Tuesday, March 12, 2013

Rubens and Zen Gardening

Peter Paul Rubens

I suppose it’s too much to ask but I was hoping one of the world’s leading art museums would offer me a very large painting by Peter Paul Rubens, the 17th century Flemish nude master.  It would have to be very large, with several large naked women running about and a man mounted on a galloping horse sweeping one of the women up, her legs attractively kicking and her arms flailing as would any maiden’s when filled with anxiety.  Her red lips are breathlessly parted and her pink breasts flushed and heaving in a manner that remains ladylike throughout the entire ordeal. 

Yes, I think this nicely describes the oil painting that fills one wall of my living room.  There’s going to be something of a problem getting it through the front door.  It’s far too big.  But I refer you to the tried and true rule of thumb – where there’s a will there’s a way.  We’ll leave that problem to the experts.  Once installed there’s an awkward furniture situation.  I don’t want anything blocking one inch of my Rubens.  This requires an afternoon of moving everything about.  It’s almost too cramped to get around but I’ve solved everything except where I’m going to put the big screen TV.   The china cabinet needs to go to the garage.  The lady of the house naturally objects but I remind her that we all have to make sacrifices.  

Of course, now that the cabinet is situated near the water heater there’s the problem of having no place for the mower and lawn tools.  The obvious solution is to replace the yard with a vast Zen garden, complete with sand, gravel and a large rock.  A quick store run and I’ll pick up a nice bench for quiet contemplation of my rock. 

I love my rock.  I love my painting.  I sit for hours just admiring my Rubens.  I must invite friends over.  Having no idea what is in store for them they are, needless to say, astounded by the magnificent painting once they step through the door.  It is truly overwhelming.  The wife makes refreshments and we treat ourselves to baloney on cracker hors d’oeuvres as we chat excitedly about our marvelous good fortune.  How does he create those extraordinary skin tones?  It’s a pity more people aren’t intimately familiar with the brushwork of Rubens. 

Friends ask me how much I pay to insure this masterpiece.  I don’t know.  It’s all paid for by the museum as part of the deal.  Anyway, can you imagine a burglar trying to get it through one of our windows and then hauling it off in the back of his pickup?  We also have one of those house alarm systems where someone yells at any intruder. 

“Hey, get your hands off the painting!  Make sure you lock the door as you leave.” 

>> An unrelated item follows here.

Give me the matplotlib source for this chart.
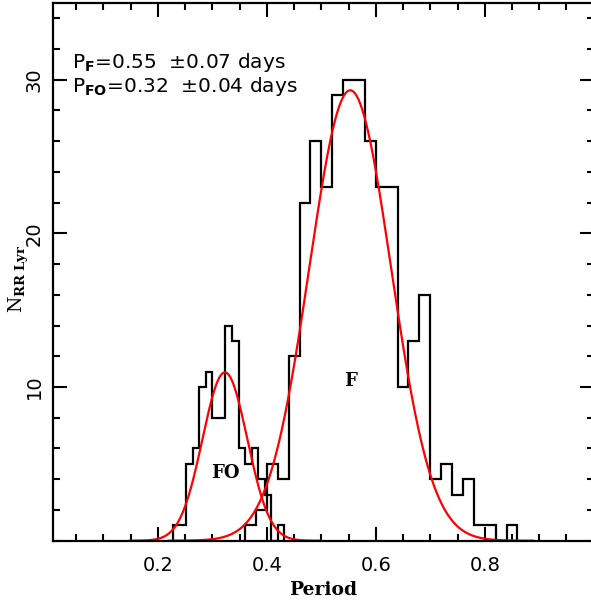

I accidentally set the alarm off once and that’s exactly what they say.  Believe me, it’s no fun being yelled at.  I phoned and got it all straightened out.  We had a good laugh and the cops couldn't stop talking about the magnificent painting.  What kind of club do you have to join to have something like this installed in your house?  I told them all it took for me was a nicely written letter.  I find I can get a lot done if only I have the proper attitude.  It’s something we all need to keep in mind.